Mr. Romney, on the attack against Mr. Gingrich during one of his best debate performances since the race kicked off last spring, had a more serious response to the query from a CNN viewer.

"That's an enormous expense," Mr. Romney said, pointing out that the United States has a mammoth national debt and is struggling to recover from a devastating economic recession.

"Of course, the space coast has been badly hurt ... (but) I'd rather be rebuilding housing here in the U.S."

He also accused Mr. Gingrich, his chief rival for the nomination, of routinely making pie-in-the-sky promises tailored to wherever he's campaigning. NASA employs thousands at the Kennedy Space Center just down the road from Jacksonville.

He added: "I spent 25 years in business. If I had a business executive come to me and say they wanted to spend a few hundred billion dollars to put a colony on the moon, I'd say: 'You're fired.'"
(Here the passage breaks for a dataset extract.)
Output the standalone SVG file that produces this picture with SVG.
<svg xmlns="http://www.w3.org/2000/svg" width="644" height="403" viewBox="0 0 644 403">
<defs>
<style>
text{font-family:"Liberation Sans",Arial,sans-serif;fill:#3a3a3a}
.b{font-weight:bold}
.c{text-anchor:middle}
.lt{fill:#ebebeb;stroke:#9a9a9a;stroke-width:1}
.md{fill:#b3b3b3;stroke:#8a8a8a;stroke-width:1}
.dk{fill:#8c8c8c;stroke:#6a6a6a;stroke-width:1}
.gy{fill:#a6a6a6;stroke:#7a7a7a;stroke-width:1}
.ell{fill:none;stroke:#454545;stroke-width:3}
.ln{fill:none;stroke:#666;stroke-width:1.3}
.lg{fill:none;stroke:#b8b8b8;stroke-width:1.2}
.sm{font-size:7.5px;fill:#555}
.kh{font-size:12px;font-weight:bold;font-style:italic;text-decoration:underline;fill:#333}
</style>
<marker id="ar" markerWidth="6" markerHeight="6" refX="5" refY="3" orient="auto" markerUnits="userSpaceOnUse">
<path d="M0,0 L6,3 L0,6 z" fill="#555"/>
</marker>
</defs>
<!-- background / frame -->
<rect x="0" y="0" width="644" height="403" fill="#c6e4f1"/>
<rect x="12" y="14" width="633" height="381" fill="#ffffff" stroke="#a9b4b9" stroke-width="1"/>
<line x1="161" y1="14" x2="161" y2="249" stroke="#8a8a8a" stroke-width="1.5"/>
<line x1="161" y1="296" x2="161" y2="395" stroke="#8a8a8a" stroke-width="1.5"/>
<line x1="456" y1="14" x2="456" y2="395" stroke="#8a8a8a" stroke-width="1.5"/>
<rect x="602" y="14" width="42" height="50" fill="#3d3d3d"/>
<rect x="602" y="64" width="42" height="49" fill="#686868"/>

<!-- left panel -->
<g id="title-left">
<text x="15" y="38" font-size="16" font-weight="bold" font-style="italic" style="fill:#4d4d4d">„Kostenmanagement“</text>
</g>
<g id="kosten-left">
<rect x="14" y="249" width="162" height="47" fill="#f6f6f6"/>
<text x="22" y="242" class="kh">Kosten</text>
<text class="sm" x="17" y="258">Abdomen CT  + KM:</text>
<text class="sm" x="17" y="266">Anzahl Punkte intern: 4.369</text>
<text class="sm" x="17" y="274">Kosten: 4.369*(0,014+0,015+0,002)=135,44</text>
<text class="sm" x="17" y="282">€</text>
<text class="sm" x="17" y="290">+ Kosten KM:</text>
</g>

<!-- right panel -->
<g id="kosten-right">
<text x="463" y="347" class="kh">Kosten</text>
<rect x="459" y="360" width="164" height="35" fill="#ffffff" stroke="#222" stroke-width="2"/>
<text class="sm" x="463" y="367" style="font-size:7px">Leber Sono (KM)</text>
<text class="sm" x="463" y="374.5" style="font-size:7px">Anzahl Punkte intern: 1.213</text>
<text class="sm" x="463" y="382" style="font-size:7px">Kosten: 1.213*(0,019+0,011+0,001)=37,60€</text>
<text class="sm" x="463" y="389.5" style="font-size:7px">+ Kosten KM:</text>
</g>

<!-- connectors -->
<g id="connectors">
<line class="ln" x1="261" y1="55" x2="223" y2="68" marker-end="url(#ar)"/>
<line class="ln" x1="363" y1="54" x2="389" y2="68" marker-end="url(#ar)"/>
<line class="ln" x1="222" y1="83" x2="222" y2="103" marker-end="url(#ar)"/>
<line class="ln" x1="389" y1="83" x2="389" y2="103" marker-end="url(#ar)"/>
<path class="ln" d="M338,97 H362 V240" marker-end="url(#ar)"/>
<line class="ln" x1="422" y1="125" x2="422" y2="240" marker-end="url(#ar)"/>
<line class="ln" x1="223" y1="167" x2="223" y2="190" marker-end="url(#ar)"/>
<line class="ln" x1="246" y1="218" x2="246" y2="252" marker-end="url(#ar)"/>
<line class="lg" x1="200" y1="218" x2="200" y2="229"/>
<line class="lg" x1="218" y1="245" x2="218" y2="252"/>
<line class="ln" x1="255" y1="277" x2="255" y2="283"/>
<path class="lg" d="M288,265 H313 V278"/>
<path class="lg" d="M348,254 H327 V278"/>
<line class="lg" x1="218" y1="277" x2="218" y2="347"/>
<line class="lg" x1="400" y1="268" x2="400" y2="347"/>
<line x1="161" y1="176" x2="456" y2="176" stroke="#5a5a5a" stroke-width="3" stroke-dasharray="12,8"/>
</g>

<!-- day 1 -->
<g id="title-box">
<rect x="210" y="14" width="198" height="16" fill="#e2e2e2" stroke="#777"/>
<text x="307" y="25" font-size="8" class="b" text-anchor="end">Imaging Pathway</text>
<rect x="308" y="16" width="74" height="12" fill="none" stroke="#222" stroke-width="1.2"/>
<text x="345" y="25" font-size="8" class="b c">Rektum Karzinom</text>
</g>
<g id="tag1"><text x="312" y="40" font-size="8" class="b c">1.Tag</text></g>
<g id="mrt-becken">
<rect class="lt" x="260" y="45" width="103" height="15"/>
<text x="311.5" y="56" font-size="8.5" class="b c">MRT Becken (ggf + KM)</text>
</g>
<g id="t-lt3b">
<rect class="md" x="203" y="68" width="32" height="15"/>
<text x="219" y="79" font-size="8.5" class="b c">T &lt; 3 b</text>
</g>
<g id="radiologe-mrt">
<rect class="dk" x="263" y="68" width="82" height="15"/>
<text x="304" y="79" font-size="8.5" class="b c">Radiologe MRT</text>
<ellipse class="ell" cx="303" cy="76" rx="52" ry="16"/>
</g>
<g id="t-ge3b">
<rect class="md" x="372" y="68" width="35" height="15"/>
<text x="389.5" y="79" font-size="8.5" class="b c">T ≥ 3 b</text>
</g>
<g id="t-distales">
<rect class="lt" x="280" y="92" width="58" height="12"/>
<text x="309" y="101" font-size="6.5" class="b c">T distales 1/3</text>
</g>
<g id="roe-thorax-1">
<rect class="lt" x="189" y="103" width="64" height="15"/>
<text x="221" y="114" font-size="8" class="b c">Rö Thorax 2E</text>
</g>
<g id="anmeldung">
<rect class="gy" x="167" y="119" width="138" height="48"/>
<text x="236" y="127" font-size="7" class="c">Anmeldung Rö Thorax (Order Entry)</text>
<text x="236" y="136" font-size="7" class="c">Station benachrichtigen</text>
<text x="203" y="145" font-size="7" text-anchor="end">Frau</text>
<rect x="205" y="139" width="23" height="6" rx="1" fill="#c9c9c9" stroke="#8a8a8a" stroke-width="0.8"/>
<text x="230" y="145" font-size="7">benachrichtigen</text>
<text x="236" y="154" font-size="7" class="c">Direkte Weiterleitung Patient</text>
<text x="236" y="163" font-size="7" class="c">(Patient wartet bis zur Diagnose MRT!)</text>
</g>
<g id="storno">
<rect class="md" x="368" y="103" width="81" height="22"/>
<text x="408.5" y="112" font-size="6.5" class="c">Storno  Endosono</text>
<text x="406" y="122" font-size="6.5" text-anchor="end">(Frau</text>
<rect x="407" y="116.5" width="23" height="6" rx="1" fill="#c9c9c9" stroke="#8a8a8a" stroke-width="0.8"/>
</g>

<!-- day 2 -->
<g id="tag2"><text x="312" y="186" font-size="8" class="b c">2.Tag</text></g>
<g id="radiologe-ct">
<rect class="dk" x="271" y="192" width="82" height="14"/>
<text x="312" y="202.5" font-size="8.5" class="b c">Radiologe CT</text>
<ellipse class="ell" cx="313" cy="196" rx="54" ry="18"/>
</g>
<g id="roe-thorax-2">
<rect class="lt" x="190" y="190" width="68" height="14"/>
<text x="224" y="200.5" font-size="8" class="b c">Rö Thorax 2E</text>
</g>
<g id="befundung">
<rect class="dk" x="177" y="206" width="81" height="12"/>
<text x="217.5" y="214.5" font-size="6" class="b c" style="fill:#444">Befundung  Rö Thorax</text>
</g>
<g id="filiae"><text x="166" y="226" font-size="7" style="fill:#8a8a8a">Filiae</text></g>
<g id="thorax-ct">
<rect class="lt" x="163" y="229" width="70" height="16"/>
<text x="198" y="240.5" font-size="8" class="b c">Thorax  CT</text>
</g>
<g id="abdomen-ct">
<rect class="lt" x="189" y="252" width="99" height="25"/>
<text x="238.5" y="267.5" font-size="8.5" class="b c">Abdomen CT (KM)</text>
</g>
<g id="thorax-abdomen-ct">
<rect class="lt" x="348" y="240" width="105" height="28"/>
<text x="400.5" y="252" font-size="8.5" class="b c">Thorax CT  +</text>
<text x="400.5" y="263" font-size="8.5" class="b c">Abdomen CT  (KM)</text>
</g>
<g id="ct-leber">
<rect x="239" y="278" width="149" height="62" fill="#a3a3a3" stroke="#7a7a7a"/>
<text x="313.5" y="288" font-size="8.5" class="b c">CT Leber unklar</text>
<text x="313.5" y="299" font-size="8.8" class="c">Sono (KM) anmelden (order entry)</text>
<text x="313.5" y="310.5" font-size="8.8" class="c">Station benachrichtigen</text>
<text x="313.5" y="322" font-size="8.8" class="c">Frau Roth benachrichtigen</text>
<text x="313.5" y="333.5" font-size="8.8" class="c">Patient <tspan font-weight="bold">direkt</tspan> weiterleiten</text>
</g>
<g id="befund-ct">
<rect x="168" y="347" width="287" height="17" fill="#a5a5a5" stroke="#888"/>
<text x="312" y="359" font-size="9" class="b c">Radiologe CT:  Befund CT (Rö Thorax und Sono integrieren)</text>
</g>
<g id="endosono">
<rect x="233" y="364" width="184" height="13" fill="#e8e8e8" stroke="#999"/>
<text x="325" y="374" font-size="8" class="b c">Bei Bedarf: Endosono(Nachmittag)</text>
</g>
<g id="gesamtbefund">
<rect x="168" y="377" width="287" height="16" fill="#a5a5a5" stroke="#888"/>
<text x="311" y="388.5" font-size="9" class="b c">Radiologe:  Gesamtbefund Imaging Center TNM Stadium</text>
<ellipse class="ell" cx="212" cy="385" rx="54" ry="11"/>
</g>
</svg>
The moon debate came as the four remaining Republican presidential hopefuls sparred yet again, with Mr. Romney attempting to capitalize on Mr. Gingrich's slip in the polls as some big-name conservatives sounded dire warnings about the former speaker of the House of Representatives.

The 19th debate of the Republican race was considered a particularly critical one for Mr. Romney and Mr. Gingrich, with each looking to land a knockout punch that could vastly boost their chances of ultimately winning the party's nomination.

Mr. Gingrich, a consistently strong debater, was off his game Thursday night, just as he was during the first Florida debate a few nights earlier when Mr. Romney dropped the gloves to attack him on his past consulting work with detested federal mortgage agency Freddie Mac.

Mr. Gingrich had griped that NBC had censored the audience by banning them from applauding during that faceoff in Tampa.

But that wasn't the case on Thursday night. The crowd was allowed to cheer or jeer as they pleased during the showdown, the last one until Feb. 22.

The televised debates have proven crucial in the Republican race.

A combined 88 million people have watched them, and a bad debate performance has been as damaging to a campaign as a good one has been a boon. Indeed, a series of cringe-worthy debate moments by Texas Governor Rick Perry all but sunk his campaign.

Mr. Gingrich's refusal to give up his moon fantasy could prove to be one of those moments, if the mid-debate ridicule from pundits in the Twitterverse was any indication.

"What the hell is the press going to do when the moon state moves its primary up to follow Iowa and New Hampshire?" tweeted Craig Robinson under the handle IowaGOPer.

Chimed in Larry Sabato, a well-known University of Virginia political scientist: "It's true. When I ask people about America's needs, over 90 per cent volunteer: 'Moon colony.'" A handful of polls released Thursday had Romney pulling ahead of Gingrich. That's despite Gingrich's stunning double-digit win in the South Carolina primary less than a week ago.